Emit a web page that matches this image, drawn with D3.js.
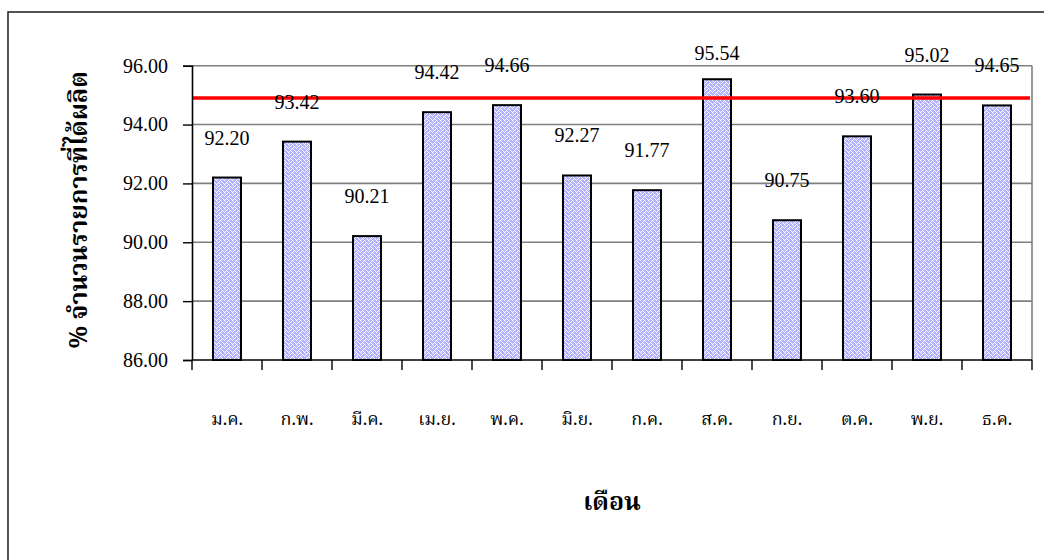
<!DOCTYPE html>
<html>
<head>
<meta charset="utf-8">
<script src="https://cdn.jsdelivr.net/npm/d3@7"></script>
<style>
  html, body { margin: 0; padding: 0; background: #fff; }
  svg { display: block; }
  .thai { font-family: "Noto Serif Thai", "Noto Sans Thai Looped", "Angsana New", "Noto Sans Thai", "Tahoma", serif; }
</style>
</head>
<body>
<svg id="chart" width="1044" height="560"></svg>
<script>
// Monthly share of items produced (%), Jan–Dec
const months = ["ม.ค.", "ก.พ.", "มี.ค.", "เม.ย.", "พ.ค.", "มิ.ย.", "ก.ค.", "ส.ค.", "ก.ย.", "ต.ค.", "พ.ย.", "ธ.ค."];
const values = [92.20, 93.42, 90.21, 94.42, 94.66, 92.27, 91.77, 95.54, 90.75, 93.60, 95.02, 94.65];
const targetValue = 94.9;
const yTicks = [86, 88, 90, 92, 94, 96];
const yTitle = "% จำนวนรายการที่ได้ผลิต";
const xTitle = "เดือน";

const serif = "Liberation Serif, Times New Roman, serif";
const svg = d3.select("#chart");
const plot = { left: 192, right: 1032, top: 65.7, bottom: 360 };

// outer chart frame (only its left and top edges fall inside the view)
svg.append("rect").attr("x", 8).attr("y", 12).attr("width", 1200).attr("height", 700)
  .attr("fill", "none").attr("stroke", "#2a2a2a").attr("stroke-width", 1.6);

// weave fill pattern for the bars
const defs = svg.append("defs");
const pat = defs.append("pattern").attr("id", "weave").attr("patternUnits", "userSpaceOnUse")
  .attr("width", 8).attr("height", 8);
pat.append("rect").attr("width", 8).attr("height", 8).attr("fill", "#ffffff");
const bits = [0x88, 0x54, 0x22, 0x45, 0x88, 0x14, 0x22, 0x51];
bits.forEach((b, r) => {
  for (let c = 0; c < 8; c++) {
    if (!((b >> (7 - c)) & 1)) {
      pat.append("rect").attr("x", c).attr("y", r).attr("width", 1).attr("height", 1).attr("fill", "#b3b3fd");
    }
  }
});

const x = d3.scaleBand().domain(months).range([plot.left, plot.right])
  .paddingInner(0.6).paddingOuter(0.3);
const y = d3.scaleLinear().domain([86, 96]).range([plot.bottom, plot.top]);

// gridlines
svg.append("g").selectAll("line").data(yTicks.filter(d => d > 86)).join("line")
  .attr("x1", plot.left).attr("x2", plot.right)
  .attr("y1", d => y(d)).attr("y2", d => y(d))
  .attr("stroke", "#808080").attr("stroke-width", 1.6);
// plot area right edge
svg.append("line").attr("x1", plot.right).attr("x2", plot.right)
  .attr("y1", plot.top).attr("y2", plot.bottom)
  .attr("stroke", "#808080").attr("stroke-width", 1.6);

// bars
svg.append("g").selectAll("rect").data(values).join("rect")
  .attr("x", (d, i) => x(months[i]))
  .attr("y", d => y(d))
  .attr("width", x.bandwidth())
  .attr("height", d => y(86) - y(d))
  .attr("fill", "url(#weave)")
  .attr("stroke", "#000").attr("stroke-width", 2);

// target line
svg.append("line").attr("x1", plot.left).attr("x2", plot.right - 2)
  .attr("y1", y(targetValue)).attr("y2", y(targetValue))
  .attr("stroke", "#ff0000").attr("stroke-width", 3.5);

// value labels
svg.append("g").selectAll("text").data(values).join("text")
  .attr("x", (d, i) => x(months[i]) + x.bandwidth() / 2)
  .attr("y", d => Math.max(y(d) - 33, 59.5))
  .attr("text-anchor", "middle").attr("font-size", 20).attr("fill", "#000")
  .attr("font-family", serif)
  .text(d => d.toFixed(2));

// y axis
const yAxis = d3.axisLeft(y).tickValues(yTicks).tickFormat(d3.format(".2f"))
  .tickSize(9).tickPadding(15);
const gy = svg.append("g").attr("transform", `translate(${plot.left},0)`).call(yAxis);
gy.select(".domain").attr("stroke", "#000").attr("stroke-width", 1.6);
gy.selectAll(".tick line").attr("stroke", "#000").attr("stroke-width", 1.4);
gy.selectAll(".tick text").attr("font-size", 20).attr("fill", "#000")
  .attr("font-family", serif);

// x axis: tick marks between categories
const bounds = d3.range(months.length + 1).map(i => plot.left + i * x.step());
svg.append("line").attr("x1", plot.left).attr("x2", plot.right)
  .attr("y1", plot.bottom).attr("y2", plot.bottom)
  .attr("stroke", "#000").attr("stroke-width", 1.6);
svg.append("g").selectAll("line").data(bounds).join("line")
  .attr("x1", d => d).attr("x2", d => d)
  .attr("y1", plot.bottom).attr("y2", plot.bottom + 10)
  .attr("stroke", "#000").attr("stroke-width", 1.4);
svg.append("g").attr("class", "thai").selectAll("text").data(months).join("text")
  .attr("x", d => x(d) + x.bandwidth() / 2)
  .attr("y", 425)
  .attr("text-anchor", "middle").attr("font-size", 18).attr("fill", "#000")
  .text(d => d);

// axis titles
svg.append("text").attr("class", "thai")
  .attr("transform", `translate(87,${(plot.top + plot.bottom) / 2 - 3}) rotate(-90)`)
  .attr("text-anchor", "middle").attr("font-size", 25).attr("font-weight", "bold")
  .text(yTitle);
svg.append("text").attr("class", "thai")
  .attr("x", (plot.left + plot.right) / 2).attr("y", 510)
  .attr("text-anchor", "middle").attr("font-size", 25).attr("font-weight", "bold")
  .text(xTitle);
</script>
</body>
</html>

§ §

→ SET PROBLEM
Reproduce all of the data exactly, omitting each picture it holds.

→ ANSWER TO THIS EXERCISE
Emit a web page that matches this image, drawn with D3.js.
<!DOCTYPE html>
<html>
<head>
<meta charset="utf-8">
<script src="https://cdn.jsdelivr.net/npm/d3@7"></script>
<style>
  html, body { margin: 0; padding: 0; background: #fff; }
  svg { display: block; }
  .thai { font-family: "Noto Serif Thai", "Noto Sans Thai Looped", "Angsana New", "Noto Sans Thai", "Tahoma", serif; }
</style>
</head>
<body>
<svg id="chart" width="1044" height="560"></svg>
<script>
// Monthly share of items produced (%), Jan–Dec
const months = ["ม.ค.", "ก.พ.", "มี.ค.", "เม.ย.", "พ.ค.", "มิ.ย.", "ก.ค.", "ส.ค.", "ก.ย.", "ต.ค.", "พ.ย.", "ธ.ค."];
const values = [92.20, 93.42, 90.21, 94.42, 94.66, 92.27, 91.77, 95.54, 90.75, 93.60, 95.02, 94.65];
const targetValue = 94.9;
const yTicks = [86, 88, 90, 92, 94, 96];
const yTitle = "% จำนวนรายการที่ได้ผลิต";
const xTitle = "เดือน";

const serif = "Liberation Serif, Times New Roman, serif";
const svg = d3.select("#chart");
const plot = { left: 192, right: 1032, top: 65.7, bottom: 360 };

// outer chart frame (only its left and top edges fall inside the view)
svg.append("rect").attr("x", 8).attr("y", 12).attr("width", 1200).attr("height", 700)
  .attr("fill", "none").attr("stroke", "#2a2a2a").attr("stroke-width", 1.6);

// weave fill pattern for the bars
const defs = svg.append("defs");
const pat = defs.append("pattern").attr("id", "weave").attr("patternUnits", "userSpaceOnUse")
  .attr("width", 8).attr("height", 8);
pat.append("rect").attr("width", 8).attr("height", 8).attr("fill", "#ffffff");
const bits = [0x88, 0x54, 0x22, 0x45, 0x88, 0x14, 0x22, 0x51];
bits.forEach((b, r) => {
  for (let c = 0; c < 8; c++) {
    if (!((b >> (7 - c)) & 1)) {
      pat.append("rect").attr("x", c).attr("y", r).attr("width", 1).attr("height", 1).attr("fill", "#b3b3fd");
    }
  }
});

const x = d3.scaleBand().domain(months).range([plot.left, plot.right])
  .paddingInner(0.6).paddingOuter(0.3);
const y = d3.scaleLinear().domain([86, 96]).range([plot.bottom, plot.top]);

// gridlines
svg.append("g").selectAll("line").data(yTicks.filter(d => d > 86)).join("line")
  .attr("x1", plot.left).attr("x2", plot.right)
  .attr("y1", d => y(d)).attr("y2", d => y(d))
  .attr("stroke", "#808080").attr("stroke-width", 1.6);
// plot area right edge
svg.append("line").attr("x1", plot.right).attr("x2", plot.right)
  .attr("y1", plot.top).attr("y2", plot.bottom)
  .attr("stroke", "#808080").attr("stroke-width", 1.6);

// bars
svg.append("g").selectAll("rect").data(values).join("rect")
  .attr("x", (d, i) => x(months[i]))
  .attr("y", d => y(d))
  .attr("width", x.bandwidth())
  .attr("height", d => y(86) - y(d))
  .attr("fill", "url(#weave)")
  .attr("stroke", "#000").attr("stroke-width", 2);

// target line
svg.append("line").attr("x1", plot.left).attr("x2", plot.right - 2)
  .attr("y1", y(targetValue)).attr("y2", y(targetValue))
  .attr("stroke", "#ff0000").attr("stroke-width", 3.5);

// value labels
svg.append("g").selectAll("text").data(values).join("text")
  .attr("x", (d, i) => x(months[i]) + x.bandwidth() / 2)
  .attr("y", d => Math.max(y(d) - 33, 59.5))
  .attr("text-anchor", "middle").attr("font-size", 20).attr("fill", "#000")
  .attr("font-family", serif)
  .text(d => d.toFixed(2));

// y axis
const yAxis = d3.axisLeft(y).tickValues(yTicks).tickFormat(d3.format(".2f"))
  .tickSize(9).tickPadding(15);
const gy = svg.append("g").attr("transform", `translate(${plot.left},0)`).call(yAxis);
gy.select(".domain").attr("stroke", "#000").attr("stroke-width", 1.6);
gy.selectAll(".tick line").attr("stroke", "#000").attr("stroke-width", 1.4);
gy.selectAll(".tick text").attr("font-size", 20).attr("fill", "#000")
  .attr("font-family", serif);

// x axis: tick marks between categories
const bounds = d3.range(months.length + 1).map(i => plot.left + i * x.step());
svg.append("line").attr("x1", plot.left).attr("x2", plot.right)
  .attr("y1", plot.bottom).attr("y2", plot.bottom)
  .attr("stroke", "#000").attr("stroke-width", 1.6);
svg.append("g").selectAll("line").data(bounds).join("line")
  .attr("x1", d => d).attr("x2", d => d)
  .attr("y1", plot.bottom).attr("y2", plot.bottom + 10)
  .attr("stroke", "#000").attr("stroke-width", 1.4);
svg.append("g").attr("class", "thai").selectAll("text").data(months).join("text")
  .attr("x", d => x(d) + x.bandwidth() / 2)
  .attr("y", 425)
  .attr("text-anchor", "middle").attr("font-size", 18).attr("fill", "#000")
  .text(d => d);

// axis titles
svg.append("text").attr("class", "thai")
  .attr("transform", `translate(87,${(plot.top + plot.bottom) / 2 - 3}) rotate(-90)`)
  .attr("text-anchor", "middle").attr("font-size", 25).attr("font-weight", "bold")
  .text(yTitle);
svg.append("text").attr("class", "thai")
  .attr("x", (plot.left + plot.right) / 2).attr("y", 510)
  .attr("text-anchor", "middle").attr("font-size", 25).attr("font-weight", "bold")
  .text(xTitle);
</script>
</body>
</html>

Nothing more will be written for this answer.